* Input records:
[start]

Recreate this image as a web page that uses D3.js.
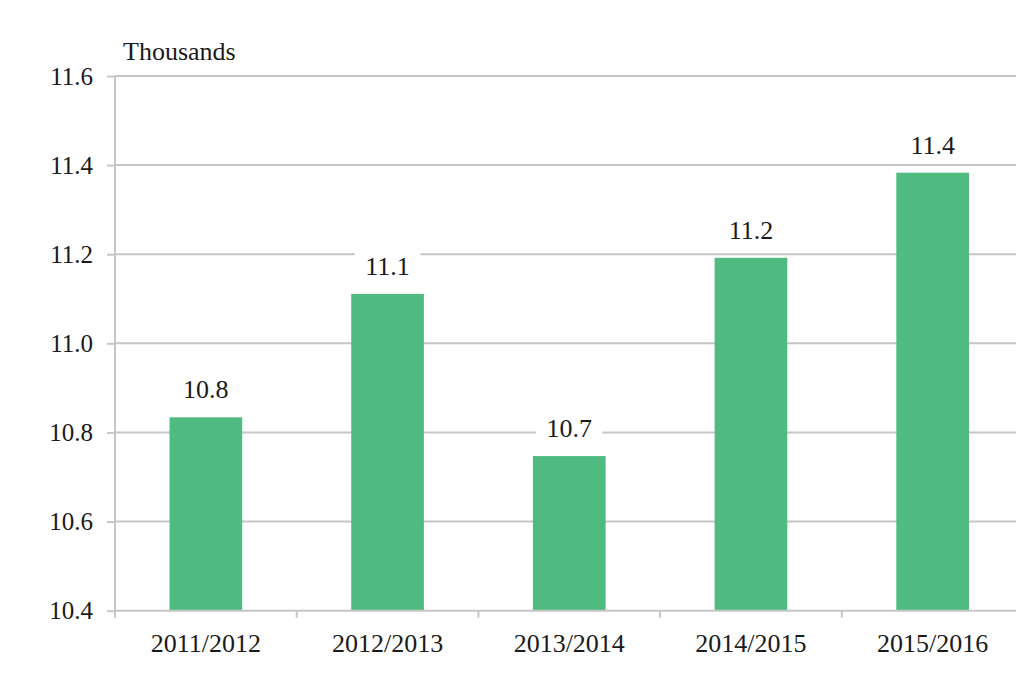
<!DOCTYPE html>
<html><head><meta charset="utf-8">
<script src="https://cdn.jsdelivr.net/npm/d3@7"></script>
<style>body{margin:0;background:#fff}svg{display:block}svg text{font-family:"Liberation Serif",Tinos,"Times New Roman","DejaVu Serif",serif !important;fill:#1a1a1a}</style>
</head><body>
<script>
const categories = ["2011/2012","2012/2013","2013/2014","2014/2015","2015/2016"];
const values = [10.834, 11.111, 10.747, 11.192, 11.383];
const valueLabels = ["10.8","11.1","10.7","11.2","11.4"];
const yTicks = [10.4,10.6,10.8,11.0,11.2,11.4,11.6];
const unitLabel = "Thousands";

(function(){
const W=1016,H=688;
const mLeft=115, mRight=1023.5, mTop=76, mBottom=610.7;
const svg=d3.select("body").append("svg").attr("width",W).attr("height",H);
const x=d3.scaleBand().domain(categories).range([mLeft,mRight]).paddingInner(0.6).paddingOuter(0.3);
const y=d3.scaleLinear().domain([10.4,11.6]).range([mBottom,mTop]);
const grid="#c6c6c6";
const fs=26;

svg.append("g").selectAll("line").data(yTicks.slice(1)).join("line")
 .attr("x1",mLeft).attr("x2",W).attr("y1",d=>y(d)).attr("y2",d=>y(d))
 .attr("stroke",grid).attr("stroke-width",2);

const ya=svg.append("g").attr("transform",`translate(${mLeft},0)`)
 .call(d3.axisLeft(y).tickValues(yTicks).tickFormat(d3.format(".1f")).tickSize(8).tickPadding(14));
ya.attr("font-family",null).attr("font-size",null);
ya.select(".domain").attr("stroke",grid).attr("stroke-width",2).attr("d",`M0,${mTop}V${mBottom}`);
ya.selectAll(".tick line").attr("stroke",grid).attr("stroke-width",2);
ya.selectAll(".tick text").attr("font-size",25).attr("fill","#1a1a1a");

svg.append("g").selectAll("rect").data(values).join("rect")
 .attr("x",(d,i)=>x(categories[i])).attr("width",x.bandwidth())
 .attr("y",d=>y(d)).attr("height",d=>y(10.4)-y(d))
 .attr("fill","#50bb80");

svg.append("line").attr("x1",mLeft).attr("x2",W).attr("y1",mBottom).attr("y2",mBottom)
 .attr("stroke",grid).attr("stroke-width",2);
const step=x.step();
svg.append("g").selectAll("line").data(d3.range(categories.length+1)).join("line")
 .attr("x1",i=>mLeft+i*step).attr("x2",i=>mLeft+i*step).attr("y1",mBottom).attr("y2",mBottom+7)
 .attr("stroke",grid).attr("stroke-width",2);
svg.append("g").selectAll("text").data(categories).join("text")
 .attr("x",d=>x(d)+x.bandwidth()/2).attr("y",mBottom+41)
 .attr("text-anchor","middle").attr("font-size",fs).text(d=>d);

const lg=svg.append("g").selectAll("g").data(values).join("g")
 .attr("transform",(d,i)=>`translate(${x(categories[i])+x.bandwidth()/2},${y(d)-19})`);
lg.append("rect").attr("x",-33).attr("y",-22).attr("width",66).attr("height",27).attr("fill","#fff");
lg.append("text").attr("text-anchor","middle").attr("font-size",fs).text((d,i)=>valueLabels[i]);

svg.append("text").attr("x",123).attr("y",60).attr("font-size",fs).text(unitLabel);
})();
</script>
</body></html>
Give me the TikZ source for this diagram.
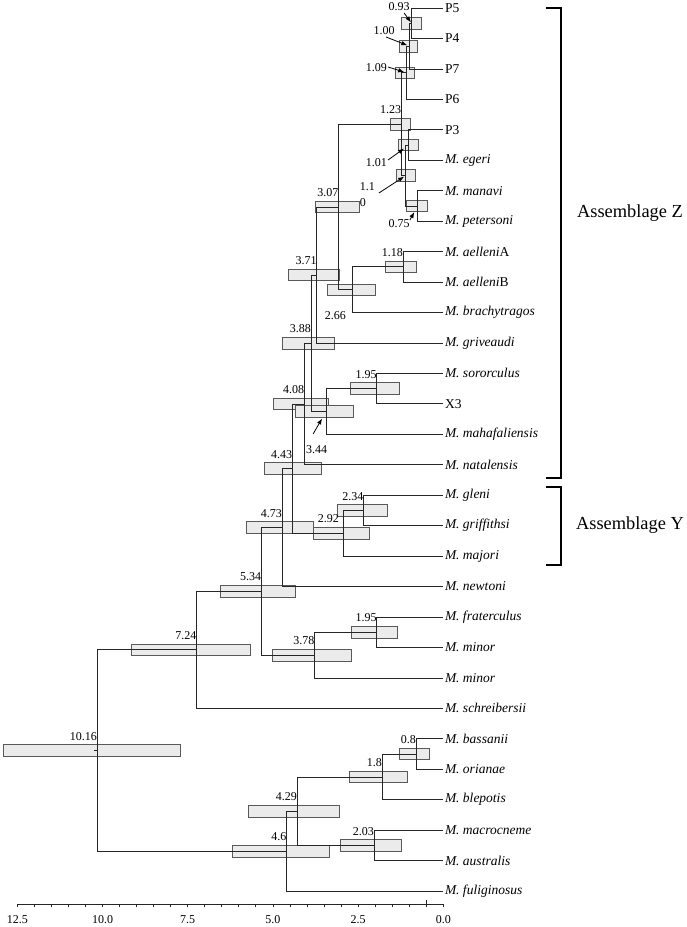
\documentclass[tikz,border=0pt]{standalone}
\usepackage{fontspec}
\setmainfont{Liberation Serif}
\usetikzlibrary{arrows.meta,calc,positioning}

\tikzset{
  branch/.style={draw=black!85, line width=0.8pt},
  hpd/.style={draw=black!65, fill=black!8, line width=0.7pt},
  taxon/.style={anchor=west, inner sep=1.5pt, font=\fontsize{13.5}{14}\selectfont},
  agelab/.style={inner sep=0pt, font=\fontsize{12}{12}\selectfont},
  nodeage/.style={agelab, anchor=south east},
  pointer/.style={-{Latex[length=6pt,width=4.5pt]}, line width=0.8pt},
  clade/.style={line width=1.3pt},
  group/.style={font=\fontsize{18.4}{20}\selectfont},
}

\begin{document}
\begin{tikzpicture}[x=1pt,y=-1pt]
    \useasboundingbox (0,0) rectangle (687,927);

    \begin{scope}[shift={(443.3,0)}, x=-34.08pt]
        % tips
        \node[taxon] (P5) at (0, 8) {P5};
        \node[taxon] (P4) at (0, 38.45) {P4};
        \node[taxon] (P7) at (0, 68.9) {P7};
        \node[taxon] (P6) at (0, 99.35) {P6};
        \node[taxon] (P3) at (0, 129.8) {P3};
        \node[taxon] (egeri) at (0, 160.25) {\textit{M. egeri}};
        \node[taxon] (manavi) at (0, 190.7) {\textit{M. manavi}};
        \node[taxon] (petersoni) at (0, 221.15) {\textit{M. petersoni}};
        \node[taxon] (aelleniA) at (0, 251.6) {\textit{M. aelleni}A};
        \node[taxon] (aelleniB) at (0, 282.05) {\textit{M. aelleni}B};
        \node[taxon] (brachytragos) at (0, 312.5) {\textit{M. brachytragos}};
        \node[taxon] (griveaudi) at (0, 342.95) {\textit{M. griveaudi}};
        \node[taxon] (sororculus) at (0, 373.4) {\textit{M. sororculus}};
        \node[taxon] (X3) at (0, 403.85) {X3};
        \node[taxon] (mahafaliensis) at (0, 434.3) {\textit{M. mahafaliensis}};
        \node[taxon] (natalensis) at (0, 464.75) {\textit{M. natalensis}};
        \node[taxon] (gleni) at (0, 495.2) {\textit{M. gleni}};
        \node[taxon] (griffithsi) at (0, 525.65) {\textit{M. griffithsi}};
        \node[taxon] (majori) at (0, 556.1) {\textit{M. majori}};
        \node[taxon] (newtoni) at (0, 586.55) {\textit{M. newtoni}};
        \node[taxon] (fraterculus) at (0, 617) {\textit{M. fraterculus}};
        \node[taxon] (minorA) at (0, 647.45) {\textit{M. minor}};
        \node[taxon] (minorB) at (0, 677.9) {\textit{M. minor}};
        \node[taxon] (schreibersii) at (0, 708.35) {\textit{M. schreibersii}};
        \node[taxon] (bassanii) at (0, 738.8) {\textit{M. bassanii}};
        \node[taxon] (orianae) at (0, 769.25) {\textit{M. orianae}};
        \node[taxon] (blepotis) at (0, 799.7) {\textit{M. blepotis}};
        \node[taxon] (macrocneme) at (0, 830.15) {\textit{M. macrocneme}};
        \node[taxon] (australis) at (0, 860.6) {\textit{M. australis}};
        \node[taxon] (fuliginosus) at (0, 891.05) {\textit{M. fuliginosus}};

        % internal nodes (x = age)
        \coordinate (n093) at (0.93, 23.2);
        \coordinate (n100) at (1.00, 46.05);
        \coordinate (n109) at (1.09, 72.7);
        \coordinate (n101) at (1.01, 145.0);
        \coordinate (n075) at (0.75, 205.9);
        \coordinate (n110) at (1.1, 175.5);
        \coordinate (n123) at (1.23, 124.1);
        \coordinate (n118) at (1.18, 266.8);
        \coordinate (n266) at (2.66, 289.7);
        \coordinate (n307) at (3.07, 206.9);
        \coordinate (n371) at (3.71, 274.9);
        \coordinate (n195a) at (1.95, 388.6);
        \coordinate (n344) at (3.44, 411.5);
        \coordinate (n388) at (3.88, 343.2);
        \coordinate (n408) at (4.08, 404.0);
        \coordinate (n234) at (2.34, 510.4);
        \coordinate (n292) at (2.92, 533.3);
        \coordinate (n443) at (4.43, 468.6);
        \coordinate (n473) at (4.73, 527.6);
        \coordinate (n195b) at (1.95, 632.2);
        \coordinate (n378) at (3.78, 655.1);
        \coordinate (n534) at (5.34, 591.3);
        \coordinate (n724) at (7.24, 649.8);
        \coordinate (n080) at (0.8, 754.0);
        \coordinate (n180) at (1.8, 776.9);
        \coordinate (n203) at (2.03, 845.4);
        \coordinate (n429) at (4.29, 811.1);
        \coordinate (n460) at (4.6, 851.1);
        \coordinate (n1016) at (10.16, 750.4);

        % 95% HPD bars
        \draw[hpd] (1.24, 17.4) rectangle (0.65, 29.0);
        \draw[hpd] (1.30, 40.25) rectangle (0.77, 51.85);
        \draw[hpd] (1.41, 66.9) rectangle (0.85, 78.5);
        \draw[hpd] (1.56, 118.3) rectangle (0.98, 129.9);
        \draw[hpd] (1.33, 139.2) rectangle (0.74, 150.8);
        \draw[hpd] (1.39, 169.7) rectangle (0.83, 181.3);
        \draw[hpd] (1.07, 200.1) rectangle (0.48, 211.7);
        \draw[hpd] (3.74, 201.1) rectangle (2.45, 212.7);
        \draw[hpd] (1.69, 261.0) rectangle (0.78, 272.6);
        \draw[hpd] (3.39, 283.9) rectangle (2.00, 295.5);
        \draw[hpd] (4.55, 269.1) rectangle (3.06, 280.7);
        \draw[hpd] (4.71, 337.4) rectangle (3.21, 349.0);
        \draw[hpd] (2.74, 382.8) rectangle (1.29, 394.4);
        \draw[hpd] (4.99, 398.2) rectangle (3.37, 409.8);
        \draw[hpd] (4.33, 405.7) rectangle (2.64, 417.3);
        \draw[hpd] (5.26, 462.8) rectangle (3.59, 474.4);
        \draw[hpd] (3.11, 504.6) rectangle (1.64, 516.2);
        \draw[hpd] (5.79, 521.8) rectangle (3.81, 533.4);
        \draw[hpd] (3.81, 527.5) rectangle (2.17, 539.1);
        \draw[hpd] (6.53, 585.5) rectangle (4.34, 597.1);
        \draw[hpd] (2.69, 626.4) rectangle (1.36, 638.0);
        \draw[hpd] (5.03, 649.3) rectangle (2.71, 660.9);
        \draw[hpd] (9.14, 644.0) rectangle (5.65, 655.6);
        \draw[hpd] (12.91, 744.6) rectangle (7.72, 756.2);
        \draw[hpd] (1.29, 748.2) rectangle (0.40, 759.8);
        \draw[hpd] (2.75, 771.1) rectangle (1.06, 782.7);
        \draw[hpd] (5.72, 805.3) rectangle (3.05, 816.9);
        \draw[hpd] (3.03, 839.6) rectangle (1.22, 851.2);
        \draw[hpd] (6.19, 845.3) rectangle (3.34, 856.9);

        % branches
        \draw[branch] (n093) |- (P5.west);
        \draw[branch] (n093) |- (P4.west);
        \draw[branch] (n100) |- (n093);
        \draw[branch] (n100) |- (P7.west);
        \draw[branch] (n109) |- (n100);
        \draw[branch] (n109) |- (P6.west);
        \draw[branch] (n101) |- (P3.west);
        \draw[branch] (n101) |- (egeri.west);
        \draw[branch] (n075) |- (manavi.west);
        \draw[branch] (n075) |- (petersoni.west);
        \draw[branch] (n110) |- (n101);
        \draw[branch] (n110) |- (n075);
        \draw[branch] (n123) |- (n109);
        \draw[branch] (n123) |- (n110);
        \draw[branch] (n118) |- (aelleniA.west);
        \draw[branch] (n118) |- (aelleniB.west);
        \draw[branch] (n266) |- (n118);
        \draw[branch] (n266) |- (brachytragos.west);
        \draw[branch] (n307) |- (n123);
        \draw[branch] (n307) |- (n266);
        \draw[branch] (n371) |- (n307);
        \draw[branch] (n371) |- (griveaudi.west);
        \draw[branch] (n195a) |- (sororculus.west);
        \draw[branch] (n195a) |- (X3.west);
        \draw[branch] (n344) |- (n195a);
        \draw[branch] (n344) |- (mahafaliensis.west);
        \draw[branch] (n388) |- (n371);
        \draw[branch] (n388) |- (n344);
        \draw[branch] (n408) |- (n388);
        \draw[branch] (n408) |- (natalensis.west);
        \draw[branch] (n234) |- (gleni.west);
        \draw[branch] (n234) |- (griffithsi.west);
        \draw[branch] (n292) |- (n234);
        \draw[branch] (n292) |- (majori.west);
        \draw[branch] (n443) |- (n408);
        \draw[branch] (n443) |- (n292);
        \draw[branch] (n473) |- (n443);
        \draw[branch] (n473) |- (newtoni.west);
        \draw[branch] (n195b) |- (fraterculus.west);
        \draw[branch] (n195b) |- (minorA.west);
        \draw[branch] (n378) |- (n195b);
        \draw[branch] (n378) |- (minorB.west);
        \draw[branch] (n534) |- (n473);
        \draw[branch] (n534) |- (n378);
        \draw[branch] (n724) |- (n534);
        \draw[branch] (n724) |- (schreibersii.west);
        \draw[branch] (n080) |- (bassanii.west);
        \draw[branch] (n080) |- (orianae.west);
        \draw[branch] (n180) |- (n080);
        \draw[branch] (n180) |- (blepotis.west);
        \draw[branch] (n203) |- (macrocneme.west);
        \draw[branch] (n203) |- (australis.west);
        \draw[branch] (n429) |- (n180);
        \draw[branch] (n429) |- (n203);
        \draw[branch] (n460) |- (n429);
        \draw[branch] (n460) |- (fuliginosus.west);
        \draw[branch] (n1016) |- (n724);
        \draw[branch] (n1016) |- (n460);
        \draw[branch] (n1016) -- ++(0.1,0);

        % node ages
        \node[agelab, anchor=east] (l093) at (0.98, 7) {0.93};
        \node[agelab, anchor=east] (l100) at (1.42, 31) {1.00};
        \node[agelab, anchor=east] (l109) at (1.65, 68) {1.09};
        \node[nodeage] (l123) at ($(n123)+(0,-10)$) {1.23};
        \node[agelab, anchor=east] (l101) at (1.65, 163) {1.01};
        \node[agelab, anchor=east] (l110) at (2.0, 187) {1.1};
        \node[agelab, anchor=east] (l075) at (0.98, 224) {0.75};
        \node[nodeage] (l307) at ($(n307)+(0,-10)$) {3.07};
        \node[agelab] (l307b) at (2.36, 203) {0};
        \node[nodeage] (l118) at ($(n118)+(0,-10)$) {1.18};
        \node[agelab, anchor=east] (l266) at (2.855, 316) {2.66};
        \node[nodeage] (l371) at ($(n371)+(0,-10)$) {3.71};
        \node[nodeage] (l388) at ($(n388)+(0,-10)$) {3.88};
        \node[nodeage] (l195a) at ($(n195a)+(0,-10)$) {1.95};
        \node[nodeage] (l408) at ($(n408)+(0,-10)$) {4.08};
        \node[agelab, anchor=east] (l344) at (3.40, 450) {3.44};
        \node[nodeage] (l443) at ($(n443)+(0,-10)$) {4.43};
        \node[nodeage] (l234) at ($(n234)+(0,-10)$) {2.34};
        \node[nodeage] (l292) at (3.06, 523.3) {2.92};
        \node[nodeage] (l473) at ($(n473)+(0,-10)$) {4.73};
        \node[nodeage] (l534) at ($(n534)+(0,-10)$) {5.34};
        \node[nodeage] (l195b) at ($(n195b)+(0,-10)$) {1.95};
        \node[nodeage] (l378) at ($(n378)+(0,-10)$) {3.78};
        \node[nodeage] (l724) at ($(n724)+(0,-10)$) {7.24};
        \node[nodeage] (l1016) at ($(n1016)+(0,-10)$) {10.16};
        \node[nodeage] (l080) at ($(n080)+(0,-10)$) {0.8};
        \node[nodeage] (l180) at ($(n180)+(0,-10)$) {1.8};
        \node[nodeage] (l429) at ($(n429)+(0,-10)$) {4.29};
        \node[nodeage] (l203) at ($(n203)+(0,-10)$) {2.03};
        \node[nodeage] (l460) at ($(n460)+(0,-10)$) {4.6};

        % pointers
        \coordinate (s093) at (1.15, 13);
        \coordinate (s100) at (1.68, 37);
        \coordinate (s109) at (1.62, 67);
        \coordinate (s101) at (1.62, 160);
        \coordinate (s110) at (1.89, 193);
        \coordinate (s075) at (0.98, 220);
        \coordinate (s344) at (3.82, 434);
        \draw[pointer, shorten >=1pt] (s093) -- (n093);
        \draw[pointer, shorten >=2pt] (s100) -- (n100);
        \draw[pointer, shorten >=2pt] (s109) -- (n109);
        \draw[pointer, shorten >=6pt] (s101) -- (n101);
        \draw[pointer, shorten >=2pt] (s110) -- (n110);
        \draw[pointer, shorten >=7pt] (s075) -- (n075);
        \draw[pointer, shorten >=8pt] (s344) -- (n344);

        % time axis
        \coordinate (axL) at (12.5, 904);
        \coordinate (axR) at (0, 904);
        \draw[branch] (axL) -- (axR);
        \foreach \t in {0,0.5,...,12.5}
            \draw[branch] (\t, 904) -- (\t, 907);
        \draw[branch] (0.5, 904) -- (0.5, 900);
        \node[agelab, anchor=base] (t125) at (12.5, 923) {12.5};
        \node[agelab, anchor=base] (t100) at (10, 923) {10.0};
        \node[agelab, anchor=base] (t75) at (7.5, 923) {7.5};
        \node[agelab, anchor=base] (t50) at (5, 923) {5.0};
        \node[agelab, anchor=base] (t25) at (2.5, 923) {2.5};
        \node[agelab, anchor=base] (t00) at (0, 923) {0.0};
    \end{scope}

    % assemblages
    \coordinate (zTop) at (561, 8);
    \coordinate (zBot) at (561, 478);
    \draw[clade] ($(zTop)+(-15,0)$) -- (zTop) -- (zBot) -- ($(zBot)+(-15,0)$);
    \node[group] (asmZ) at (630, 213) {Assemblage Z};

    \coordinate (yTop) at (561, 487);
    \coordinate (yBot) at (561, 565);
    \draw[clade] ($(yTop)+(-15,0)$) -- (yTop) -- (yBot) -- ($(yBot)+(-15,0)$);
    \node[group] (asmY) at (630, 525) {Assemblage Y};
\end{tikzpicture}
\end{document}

[end]

* Exercise directions:
Reproduce the records above from their first line to the line bearing "const fs=26;", both ends included, leaving every picture out.

* Output for this task:
Recreate this image as a web page that uses D3.js.
<!DOCTYPE html>
<html><head><meta charset="utf-8">
<script src="https://cdn.jsdelivr.net/npm/d3@7"></script>
<style>body{margin:0;background:#fff}svg{display:block}svg text{font-family:"Liberation Serif",Tinos,"Times New Roman","DejaVu Serif",serif !important;fill:#1a1a1a}</style>
</head><body>
<script>
const categories = ["2011/2012","2012/2013","2013/2014","2014/2015","2015/2016"];
const values = [10.834, 11.111, 10.747, 11.192, 11.383];
const valueLabels = ["10.8","11.1","10.7","11.2","11.4"];
const yTicks = [10.4,10.6,10.8,11.0,11.2,11.4,11.6];
const unitLabel = "Thousands";

(function(){
const W=1016,H=688;
const mLeft=115, mRight=1023.5, mTop=76, mBottom=610.7;
const svg=d3.select("body").append("svg").attr("width",W).attr("height",H);
const x=d3.scaleBand().domain(categories).range([mLeft,mRight]).paddingInner(0.6).paddingOuter(0.3);
const y=d3.scaleLinear().domain([10.4,11.6]).range([mBottom,mTop]);
const grid="#c6c6c6";
const fs=26;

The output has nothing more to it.